# [WHAT TO PRODUCE]
Only the lines from the one holding "Write a Python" through the one holding "from matplotlib.patches import" are to be retyped, exactly as they appear, with both boundary lines included.

# [DATASET ROWS]

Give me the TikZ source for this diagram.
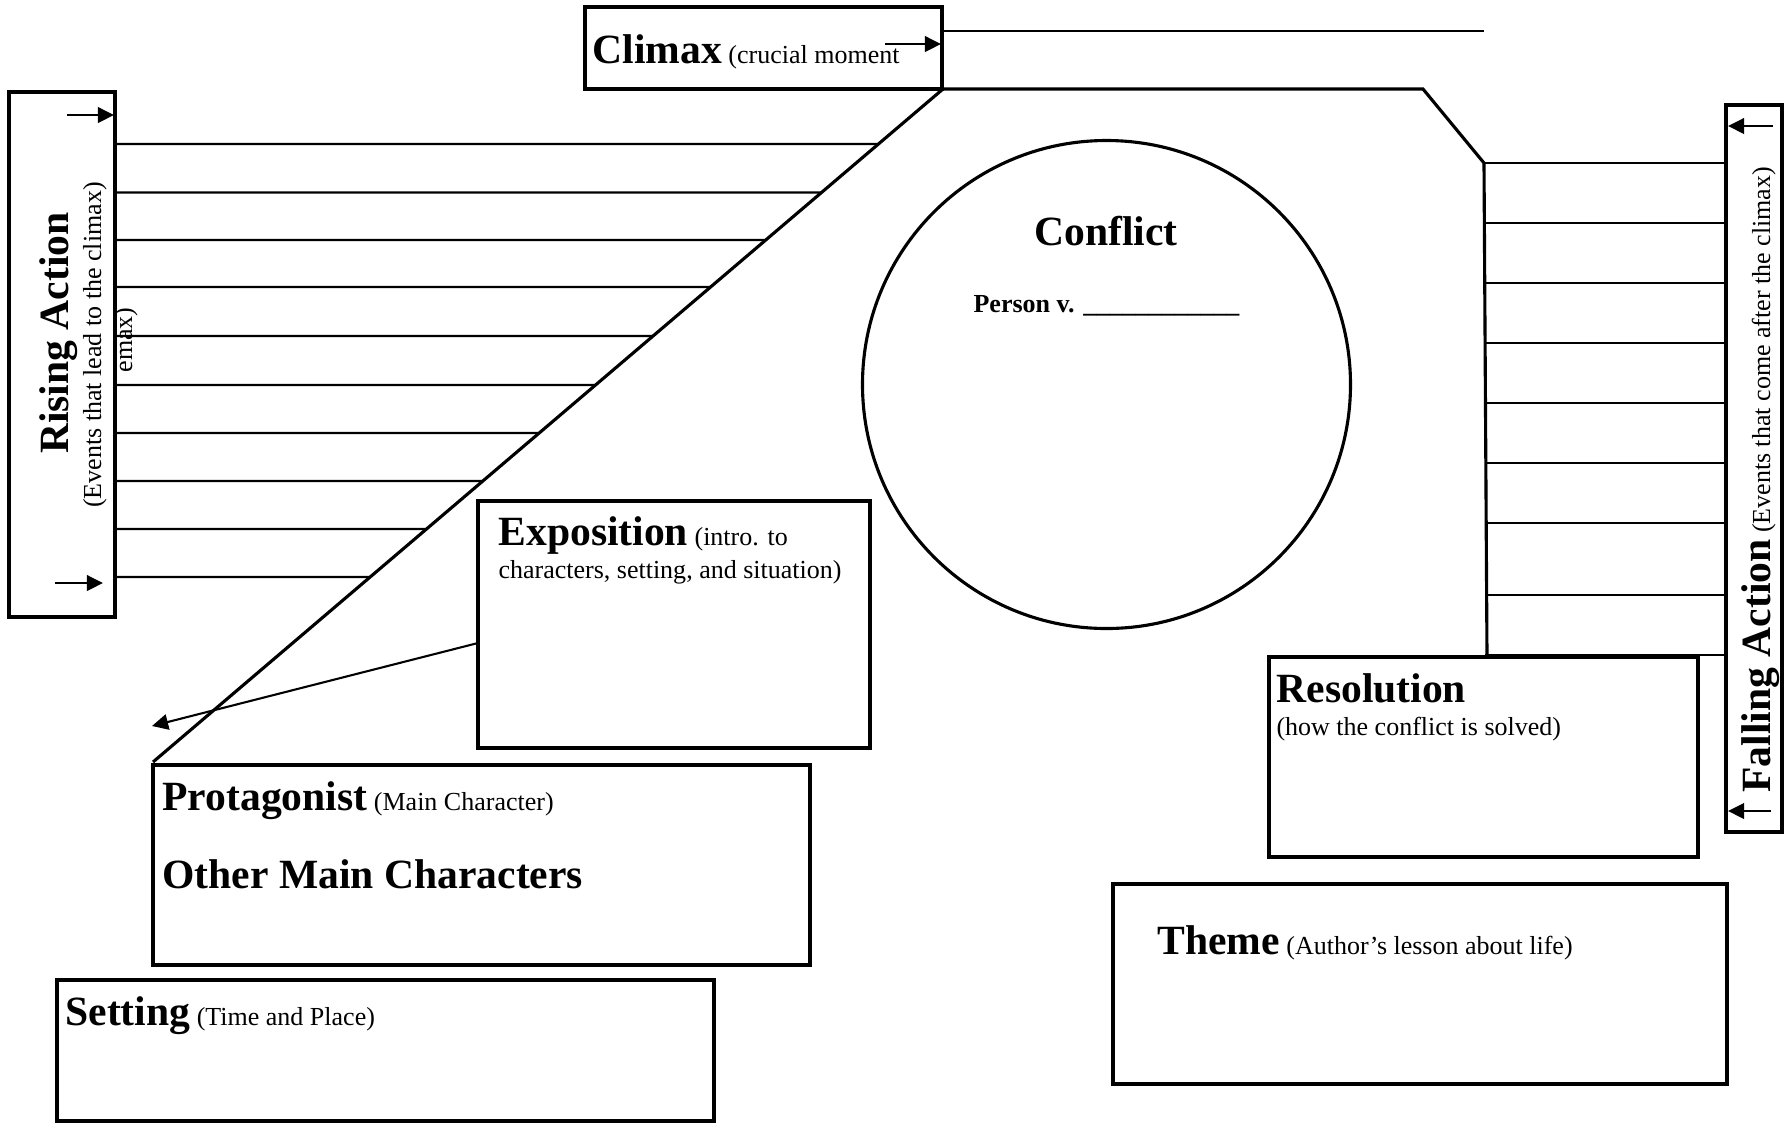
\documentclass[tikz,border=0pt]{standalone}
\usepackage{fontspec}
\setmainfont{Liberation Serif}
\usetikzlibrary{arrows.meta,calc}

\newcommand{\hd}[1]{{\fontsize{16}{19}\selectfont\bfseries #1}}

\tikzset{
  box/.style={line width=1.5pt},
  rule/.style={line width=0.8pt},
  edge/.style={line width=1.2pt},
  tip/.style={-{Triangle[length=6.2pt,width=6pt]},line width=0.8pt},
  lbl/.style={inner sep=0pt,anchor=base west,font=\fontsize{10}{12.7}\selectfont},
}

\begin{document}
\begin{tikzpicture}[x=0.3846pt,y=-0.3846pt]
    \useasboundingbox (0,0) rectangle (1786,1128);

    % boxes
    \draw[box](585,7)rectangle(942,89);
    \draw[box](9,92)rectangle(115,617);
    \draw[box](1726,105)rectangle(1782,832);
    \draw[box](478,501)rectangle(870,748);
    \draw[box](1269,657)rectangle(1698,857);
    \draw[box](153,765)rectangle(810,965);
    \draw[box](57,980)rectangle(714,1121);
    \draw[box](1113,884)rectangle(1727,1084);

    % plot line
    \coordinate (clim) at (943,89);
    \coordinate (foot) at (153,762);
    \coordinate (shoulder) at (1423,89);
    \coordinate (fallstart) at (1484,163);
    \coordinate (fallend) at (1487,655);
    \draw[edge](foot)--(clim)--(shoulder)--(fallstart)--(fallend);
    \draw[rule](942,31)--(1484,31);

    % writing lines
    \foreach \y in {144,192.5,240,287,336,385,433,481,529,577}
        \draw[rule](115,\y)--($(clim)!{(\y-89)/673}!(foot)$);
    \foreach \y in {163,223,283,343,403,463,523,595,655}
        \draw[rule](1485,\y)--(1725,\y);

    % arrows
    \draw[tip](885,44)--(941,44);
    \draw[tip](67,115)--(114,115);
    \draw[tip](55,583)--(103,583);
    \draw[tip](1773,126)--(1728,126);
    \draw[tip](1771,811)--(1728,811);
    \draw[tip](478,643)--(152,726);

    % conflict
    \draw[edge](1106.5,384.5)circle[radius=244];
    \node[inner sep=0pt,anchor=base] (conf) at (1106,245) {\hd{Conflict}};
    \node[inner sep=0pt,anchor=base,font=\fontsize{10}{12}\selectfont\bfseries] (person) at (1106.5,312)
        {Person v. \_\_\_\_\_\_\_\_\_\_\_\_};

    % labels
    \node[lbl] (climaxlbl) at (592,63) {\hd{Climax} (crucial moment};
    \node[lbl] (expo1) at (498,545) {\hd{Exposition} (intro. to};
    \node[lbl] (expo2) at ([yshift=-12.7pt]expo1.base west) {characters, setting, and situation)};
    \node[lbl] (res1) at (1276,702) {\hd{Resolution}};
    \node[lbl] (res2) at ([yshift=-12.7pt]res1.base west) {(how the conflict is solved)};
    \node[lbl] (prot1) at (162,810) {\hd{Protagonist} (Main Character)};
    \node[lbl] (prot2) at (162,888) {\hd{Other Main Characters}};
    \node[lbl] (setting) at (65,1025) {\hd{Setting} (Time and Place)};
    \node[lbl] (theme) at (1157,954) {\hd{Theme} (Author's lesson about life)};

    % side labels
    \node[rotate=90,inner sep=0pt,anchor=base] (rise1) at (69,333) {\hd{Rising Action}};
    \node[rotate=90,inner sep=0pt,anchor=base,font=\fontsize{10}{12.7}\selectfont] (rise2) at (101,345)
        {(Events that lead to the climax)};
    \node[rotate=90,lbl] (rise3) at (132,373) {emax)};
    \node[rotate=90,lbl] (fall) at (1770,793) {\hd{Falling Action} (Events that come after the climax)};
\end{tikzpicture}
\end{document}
==
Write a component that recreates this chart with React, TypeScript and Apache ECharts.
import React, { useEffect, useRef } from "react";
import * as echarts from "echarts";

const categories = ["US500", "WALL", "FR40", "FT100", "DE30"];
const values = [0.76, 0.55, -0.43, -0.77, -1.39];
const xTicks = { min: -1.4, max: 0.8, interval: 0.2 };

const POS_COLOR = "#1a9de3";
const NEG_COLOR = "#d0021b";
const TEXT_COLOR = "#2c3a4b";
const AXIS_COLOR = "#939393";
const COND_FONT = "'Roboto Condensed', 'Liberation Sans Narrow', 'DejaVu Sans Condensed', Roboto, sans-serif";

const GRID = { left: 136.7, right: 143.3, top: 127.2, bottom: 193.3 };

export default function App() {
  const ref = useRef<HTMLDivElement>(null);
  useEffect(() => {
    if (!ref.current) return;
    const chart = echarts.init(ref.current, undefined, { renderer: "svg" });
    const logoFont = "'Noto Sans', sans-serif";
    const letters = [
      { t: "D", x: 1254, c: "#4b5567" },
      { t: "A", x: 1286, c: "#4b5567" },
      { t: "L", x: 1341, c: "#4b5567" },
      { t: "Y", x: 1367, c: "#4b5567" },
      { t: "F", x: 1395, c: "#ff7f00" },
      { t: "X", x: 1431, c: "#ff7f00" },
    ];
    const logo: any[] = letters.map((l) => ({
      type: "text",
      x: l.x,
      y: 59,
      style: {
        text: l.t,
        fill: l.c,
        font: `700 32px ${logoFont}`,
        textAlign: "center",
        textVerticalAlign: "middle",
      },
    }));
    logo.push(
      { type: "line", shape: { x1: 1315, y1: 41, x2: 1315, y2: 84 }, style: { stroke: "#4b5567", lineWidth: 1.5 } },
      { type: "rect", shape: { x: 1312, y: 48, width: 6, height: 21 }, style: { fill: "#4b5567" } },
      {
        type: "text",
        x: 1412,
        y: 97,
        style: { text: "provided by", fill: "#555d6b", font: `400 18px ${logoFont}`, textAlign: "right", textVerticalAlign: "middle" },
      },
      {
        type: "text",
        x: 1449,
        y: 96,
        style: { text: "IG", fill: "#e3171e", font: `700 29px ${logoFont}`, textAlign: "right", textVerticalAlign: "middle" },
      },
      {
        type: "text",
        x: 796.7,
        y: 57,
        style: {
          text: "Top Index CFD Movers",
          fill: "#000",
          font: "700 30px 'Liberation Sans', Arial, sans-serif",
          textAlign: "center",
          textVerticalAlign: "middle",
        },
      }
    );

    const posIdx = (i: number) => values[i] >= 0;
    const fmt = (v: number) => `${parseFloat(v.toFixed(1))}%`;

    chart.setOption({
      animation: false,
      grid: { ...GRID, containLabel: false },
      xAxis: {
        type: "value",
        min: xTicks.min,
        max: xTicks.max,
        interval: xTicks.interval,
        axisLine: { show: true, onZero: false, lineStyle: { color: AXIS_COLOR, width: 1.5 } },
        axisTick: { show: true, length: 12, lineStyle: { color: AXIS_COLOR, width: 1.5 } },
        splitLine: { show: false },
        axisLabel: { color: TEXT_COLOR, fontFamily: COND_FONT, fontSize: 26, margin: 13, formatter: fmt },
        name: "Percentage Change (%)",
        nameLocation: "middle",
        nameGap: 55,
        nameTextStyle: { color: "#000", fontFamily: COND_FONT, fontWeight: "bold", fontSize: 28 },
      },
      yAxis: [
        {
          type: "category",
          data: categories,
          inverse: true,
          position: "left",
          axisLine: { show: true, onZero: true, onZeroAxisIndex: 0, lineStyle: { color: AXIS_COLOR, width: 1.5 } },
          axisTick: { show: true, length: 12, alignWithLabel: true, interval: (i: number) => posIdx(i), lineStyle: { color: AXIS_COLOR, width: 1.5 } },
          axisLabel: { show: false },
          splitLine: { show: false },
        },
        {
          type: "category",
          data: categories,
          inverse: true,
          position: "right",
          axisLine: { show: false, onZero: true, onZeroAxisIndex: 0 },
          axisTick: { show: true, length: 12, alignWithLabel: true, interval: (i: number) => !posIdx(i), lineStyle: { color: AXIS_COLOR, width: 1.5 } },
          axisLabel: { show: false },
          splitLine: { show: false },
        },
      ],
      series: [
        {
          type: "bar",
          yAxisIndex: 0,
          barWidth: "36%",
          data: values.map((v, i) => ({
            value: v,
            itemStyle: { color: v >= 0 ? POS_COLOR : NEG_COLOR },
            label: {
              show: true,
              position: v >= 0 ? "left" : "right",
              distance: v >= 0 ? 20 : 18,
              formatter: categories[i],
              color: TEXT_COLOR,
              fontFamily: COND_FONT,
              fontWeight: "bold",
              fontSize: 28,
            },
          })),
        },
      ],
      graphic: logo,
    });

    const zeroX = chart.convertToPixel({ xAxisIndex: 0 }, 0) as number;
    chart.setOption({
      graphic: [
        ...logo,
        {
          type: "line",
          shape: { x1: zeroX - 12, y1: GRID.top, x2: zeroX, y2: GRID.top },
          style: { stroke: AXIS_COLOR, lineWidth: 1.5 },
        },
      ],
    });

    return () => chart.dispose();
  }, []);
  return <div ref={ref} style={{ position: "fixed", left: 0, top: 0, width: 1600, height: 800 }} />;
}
--
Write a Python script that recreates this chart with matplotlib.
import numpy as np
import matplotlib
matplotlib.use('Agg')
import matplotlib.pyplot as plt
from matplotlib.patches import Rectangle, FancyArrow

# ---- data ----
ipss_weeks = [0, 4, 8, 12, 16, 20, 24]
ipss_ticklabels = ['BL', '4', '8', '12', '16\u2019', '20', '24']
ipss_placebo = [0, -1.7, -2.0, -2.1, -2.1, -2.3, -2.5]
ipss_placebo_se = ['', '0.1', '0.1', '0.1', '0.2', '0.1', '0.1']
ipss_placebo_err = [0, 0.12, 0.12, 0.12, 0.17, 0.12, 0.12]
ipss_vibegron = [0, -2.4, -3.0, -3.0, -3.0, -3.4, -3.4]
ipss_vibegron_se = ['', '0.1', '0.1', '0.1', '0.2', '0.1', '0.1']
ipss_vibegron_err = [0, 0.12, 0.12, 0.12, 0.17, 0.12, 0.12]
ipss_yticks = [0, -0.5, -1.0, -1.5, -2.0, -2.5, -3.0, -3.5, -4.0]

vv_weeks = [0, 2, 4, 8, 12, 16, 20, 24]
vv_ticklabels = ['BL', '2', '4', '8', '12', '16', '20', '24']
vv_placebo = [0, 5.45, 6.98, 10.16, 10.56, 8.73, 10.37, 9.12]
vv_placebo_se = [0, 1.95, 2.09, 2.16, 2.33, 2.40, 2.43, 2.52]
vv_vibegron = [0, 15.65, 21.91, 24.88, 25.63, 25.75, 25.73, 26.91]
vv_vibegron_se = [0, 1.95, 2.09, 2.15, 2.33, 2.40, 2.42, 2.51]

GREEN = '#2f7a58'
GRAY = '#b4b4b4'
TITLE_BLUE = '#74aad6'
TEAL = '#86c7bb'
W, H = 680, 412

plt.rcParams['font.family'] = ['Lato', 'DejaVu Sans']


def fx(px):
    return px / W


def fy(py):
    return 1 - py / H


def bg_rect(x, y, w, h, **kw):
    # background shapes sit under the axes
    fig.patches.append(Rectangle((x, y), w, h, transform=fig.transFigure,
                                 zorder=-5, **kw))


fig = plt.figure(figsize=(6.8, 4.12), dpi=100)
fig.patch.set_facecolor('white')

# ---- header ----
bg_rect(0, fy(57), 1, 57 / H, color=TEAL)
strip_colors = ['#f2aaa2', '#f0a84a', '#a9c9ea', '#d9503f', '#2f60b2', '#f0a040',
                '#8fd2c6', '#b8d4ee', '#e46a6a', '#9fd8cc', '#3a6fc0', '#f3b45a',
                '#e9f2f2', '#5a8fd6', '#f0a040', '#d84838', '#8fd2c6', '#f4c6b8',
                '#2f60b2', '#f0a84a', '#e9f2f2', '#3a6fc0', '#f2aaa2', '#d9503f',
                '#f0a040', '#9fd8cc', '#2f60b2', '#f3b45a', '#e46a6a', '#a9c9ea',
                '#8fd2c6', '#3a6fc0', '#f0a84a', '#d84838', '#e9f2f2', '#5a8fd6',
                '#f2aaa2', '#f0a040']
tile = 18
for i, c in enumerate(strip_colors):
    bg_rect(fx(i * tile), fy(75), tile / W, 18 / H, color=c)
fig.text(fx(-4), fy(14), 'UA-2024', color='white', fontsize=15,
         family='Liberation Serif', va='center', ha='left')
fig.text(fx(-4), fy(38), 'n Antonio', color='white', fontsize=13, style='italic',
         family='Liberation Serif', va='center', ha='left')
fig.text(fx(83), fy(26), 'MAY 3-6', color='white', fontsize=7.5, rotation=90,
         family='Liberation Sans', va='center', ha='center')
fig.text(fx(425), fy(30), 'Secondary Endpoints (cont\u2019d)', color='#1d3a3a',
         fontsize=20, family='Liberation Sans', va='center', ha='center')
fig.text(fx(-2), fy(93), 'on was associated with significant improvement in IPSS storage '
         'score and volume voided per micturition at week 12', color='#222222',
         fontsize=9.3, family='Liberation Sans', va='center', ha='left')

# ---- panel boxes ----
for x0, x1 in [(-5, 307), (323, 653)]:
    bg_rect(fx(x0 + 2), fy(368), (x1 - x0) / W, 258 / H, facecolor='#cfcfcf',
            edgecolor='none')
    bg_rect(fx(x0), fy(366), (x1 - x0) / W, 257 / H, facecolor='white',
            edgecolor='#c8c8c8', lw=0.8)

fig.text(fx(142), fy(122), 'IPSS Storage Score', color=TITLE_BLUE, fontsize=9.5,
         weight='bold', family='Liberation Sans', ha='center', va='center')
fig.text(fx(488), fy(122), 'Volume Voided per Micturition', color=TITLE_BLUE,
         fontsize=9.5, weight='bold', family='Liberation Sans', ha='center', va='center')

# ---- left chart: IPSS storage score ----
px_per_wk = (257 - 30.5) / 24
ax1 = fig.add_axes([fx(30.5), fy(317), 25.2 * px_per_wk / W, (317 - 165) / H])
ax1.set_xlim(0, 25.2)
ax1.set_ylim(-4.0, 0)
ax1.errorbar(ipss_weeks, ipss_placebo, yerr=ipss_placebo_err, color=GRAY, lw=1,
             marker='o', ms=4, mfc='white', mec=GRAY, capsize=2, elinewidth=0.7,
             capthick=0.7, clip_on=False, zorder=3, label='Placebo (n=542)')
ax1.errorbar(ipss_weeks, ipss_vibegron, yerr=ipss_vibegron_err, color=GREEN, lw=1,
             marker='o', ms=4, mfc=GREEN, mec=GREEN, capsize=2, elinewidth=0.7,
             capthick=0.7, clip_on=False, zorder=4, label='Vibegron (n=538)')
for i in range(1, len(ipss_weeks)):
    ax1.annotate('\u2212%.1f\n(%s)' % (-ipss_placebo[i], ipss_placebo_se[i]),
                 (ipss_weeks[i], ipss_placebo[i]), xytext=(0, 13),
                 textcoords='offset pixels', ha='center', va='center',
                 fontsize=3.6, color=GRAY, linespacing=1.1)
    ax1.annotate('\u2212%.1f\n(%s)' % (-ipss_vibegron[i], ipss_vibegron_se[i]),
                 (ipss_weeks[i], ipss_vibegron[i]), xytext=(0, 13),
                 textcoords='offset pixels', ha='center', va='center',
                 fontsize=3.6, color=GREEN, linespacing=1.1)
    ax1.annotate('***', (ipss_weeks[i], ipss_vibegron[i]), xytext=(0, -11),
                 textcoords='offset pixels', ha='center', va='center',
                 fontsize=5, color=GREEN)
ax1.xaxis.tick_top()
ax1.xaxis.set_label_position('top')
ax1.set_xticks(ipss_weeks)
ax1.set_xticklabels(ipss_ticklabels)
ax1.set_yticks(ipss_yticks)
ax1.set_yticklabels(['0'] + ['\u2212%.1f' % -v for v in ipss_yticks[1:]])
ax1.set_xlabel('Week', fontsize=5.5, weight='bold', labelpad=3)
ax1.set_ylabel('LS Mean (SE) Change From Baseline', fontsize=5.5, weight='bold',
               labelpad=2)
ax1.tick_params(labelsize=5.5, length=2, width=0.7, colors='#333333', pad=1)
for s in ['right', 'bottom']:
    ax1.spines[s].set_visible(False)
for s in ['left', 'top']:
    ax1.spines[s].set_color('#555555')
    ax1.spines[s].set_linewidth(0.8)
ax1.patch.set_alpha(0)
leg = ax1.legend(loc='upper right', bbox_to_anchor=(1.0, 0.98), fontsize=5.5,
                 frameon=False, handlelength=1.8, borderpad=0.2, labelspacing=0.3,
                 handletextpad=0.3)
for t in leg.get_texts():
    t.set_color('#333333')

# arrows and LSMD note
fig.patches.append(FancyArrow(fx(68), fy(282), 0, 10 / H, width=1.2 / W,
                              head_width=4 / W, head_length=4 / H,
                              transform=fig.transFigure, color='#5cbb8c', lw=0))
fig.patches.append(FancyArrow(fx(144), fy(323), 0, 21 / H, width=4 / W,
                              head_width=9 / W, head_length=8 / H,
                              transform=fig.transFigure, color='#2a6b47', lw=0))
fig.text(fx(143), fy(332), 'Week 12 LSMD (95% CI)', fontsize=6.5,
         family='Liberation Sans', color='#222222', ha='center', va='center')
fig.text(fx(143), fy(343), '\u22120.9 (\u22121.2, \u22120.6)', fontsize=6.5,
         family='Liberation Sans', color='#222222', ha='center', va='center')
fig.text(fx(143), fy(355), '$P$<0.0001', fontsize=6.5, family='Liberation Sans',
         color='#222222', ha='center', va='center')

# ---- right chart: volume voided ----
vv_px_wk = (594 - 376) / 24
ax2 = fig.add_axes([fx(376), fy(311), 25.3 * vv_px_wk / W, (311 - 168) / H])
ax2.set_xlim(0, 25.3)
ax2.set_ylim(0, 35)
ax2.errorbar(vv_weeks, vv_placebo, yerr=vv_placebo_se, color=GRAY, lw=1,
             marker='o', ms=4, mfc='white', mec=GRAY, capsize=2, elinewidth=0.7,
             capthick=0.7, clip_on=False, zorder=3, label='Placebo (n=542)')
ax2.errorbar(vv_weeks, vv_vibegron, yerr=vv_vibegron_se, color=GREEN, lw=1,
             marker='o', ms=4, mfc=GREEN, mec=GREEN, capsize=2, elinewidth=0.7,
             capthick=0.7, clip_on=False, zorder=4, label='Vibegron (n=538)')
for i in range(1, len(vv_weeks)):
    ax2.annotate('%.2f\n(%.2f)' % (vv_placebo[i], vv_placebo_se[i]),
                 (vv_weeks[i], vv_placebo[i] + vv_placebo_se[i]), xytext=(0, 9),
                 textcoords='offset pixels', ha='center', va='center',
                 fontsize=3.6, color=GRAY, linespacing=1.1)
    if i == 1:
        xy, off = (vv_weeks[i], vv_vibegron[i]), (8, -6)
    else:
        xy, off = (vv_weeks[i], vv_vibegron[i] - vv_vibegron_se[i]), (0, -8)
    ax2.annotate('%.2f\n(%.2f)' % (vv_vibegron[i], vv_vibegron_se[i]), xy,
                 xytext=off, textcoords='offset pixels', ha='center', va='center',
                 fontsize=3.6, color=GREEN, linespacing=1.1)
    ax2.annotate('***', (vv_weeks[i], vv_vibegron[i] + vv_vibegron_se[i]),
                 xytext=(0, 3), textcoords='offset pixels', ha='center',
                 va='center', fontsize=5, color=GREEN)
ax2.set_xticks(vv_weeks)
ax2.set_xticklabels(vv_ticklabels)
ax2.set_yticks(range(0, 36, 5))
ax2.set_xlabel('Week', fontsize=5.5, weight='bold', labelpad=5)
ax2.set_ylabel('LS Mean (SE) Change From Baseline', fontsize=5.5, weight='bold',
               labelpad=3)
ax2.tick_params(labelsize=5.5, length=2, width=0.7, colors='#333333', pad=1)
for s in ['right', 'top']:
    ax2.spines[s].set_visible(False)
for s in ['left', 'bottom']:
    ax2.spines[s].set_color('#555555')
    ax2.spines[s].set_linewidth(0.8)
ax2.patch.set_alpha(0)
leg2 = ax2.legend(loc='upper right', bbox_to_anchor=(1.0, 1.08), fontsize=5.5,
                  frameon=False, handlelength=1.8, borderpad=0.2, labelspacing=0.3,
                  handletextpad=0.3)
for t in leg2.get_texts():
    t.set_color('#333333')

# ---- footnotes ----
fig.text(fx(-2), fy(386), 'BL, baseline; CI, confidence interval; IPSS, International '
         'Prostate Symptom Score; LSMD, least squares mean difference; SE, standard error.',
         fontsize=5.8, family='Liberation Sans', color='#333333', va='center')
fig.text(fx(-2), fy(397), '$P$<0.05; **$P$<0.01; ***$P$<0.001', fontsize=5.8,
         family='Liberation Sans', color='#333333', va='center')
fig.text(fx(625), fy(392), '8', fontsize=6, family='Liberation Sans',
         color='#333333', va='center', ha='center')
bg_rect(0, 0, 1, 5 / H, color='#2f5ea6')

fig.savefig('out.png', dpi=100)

# [CORRECT ANSWER]
Write a Python script that recreates this chart with matplotlib.
import numpy as np
import matplotlib
matplotlib.use('Agg')
import matplotlib.pyplot as plt
from matplotlib.patches import Rectangle, FancyArrow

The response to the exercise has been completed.